Well, pretty quickly owners found all sorts of other ways that they wished to improve their properties. MURA expanded and renamed the program as the Facade Improvement Program, up-ing the available, one-time, match to $17.5K. I, mostly through inertia, stayed on as the designer, working with owners to come up with suitable projects, developing the design, and then helping the contractor during the construction phase. We did a "landmark" business. We started bringing neon signs back to downtown, and established a "MURA standard" approach to awnings. We demolished bad 1960s blocked-in storefronts at bars and returned pedestrian friendly glass and bulkheads, often with tile, to the street. Over the next 5-6 years something like EIGHTY separate projects took advantage, including the former Joseph Winans Furniture Building, Lawrence's Jewelers, the ACME Hardware Building, The Fluhrer Bakery Building (with its cool painted sign), Mellello's Coffee (on Holly), The Central Fire Hall, Woolworths, Habaneros, the Palm-Goldy Building and many many more. And people noticed too. Medford's annual historic preservation award almost always goes to a Facade project and the innovative MURA Facade Program was awarded the John Howland Gold Medal by the National League of Cities several years ago. The MURA program has served as a model for numerous others, including local examples in both Talent and Phoenix (for whom we are also the designer).
Back in Medford, for a short period,the program went away, as MURA concentrated on other things but the push back from property owners was pretty high. When MURA was re-organized by the City, they brought it back as the Facade Improvement Grant Program, and expanded it again, this time to include structural upgrade and removing the limit on re-applications and raising the match to $100K per property. The Holly Theatre and the Sparta Building are probably the best examples of the transformations that occurred under this program. Then, with the economic downturn, much of the activity elsewhere in downtown Medford slowed and the funding was not being used as quickly as MURA hoped.

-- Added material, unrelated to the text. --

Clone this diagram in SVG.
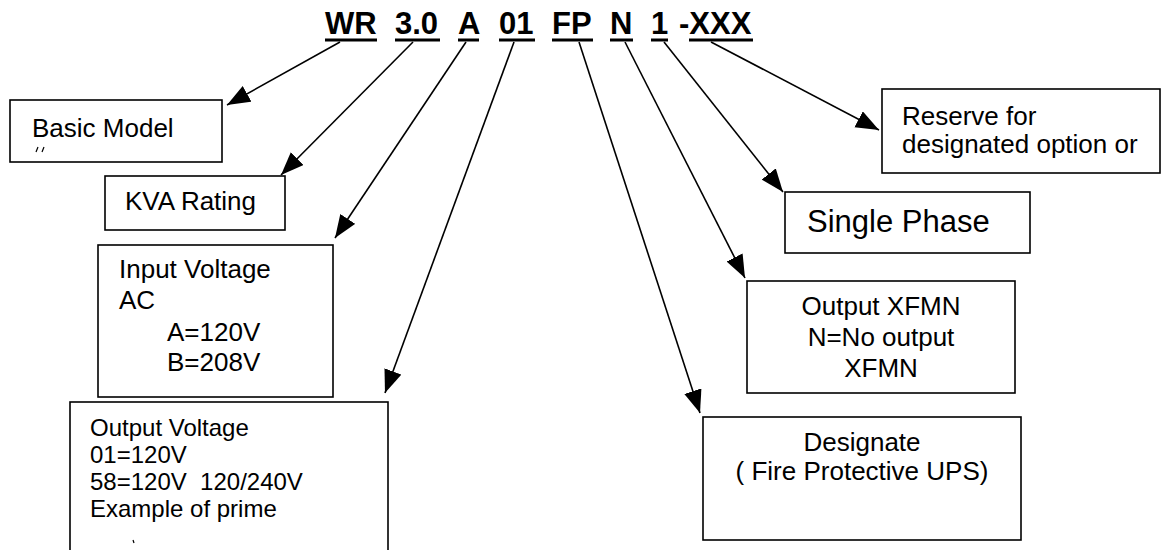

As MURA moves into its final phase, the push to identify facade projects was on, before the program goes away in the next fiscal year. And I am pleased to say that the Medford's business community has responded with vigor. In the past month we've opened files on a half-dozen or more projects, including some really exciting ones like a car-lot turned tavern/eatery, a restored non-profit, some 2nd floor residential conversions, a brew pub, a coffee shop, and a storefront re-do, several of which will bring new life to buildings that have been vacant for years! Almost all of these projects have the potential to transform former eyesores (or unnoticed buildings) into something special.